By: Mike Kiely BA (hons) - Updated: 20 Mar 2015 | comments*Discuss
Technical Ability Football Injury

In some respects football is all about timing; when to play a pass, when to shoot, when to step up to catch an opponent offside. It is also about when to challenge for a header or the right moment to slide in and dispossess the opponent. In the case of heading and tackling, these are two aspects of the game where technical ability can mean the difference between success and failure. They are also aspects of the game where a lack of technique can leave either or both players nursing an injury.

So many situations during a game of football are decided by fractions of a second. And those fractions of a second can mean the difference between making contact with the ball, or making contact with the opponent. The consequences of the latter are all too obvious, and can differ by degree depending upon the force of the impact.

Physical Clashes
Not surprising, there are some incidents of this nature that are all too deliberate. Any football watchers, either from the sidelines at a local Sunday league game or from the stands at a top-class game has witnessed and recognised a challenge whose aim was to injure an opponent.
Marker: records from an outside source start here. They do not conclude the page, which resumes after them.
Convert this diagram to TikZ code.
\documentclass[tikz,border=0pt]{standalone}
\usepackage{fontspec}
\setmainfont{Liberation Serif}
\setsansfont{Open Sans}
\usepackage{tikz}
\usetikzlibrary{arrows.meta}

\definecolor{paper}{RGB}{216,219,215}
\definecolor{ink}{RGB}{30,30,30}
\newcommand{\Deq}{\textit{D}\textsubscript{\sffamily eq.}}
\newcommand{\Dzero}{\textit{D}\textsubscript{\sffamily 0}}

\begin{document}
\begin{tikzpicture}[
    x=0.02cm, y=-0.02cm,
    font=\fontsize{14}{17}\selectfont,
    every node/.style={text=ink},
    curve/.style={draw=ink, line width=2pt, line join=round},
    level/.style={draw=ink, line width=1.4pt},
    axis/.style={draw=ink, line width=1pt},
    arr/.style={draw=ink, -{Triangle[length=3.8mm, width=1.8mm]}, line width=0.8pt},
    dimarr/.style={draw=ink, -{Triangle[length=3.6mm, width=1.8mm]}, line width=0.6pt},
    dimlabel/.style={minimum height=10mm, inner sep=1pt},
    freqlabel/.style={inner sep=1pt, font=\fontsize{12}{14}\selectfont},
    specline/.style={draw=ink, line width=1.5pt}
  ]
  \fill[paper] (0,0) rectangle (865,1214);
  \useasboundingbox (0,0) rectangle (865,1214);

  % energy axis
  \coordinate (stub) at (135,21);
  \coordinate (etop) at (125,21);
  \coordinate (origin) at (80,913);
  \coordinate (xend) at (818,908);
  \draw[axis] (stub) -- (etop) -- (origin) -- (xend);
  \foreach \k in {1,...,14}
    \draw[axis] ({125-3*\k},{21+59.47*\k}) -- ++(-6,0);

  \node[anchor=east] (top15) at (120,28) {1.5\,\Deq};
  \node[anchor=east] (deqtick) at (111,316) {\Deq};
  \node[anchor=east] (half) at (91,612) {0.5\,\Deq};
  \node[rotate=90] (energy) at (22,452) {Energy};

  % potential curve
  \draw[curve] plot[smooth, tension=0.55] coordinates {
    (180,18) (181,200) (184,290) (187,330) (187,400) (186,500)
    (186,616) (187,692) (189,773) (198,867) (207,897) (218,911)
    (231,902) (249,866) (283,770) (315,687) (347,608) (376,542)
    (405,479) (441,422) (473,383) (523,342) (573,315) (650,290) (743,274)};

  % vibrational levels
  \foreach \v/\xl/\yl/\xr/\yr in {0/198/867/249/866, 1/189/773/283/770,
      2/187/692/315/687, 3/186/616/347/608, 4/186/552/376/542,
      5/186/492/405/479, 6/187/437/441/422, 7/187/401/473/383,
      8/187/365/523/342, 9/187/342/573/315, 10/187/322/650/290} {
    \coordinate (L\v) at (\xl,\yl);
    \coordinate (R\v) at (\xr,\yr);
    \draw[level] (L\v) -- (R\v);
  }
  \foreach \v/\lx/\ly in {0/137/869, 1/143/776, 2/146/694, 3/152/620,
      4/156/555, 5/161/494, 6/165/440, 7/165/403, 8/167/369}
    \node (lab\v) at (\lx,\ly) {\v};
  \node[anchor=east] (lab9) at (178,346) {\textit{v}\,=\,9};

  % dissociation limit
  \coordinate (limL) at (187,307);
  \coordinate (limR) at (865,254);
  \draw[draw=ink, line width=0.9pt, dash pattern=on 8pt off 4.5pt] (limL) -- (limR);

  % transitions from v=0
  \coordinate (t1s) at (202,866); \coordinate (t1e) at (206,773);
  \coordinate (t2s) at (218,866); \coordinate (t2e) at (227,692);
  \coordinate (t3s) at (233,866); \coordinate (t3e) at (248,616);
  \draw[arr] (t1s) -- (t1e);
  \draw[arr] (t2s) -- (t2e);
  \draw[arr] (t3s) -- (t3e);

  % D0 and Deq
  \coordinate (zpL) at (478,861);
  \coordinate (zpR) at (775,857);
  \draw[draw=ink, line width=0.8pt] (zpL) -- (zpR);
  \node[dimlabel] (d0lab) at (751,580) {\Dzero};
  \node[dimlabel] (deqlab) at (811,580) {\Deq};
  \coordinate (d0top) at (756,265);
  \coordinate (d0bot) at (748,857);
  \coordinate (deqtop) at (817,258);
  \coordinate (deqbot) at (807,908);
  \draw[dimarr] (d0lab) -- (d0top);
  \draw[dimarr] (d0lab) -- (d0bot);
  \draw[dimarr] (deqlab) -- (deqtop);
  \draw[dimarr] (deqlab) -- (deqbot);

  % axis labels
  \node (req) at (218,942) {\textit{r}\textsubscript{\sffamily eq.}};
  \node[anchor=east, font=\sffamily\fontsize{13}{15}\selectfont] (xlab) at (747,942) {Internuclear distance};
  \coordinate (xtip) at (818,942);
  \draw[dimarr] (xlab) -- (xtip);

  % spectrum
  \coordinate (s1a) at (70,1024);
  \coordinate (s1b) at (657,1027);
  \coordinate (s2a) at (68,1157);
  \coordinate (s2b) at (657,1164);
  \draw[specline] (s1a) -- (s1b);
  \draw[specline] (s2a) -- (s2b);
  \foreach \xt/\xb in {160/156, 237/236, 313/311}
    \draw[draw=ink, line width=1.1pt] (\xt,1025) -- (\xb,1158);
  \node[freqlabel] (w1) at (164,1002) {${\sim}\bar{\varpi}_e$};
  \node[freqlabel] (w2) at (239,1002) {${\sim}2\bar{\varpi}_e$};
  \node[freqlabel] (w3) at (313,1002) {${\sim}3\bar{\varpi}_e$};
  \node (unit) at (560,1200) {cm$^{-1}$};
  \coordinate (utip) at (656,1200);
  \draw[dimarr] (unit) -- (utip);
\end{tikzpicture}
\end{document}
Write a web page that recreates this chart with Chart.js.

However, the vast majority of physical clashes that result in injury are accidental.

Good decision making and timing should be taught from an early age. This does not have to be in the form of intensive coaching. The most important lesson young players need to learn is commonsense. It is when match play becomes faster and more intense that, for example, the art of making a good tackle requires a greater degree of expert input. Keeping the eyes on the ball rather than being distracted by the movement of the opponent is a good basis from which to start. This is a discipline that should be instilled in players as soon as possible; as is stepping in to “nick” the ball from opponent’s feet rather than taking dramatic swings of the leg that are more likely to make contact with flesh and bone than the surface of the ball.

“Hospital Balls”
Another skill that can reduce the risk of injury is “trapping” the ball with the feet or another part of the body, such as the thigh or chest area. Should a player let the ball run away from their feet, they are inviting a challenge. And the more they let the ball run loose during a game, the more challenges they are going to be involved in. The same principal applies to good passing: the less accurate a pass to a team-mate is, the more likely an opponent is to challenge - the poorest passes are referred to as “hospital balls” for a very good reason.

The aim of good technique is not to negate the physical aspect of the game of football; rather it will ensure that “clean” contact is made, allowing each opponent to use their aggression in a controlled manner to challenge for the ball. Ultimately, when the final whistle blows, both sides should shake hands in the knowledge that it has been a hard fought but fair game.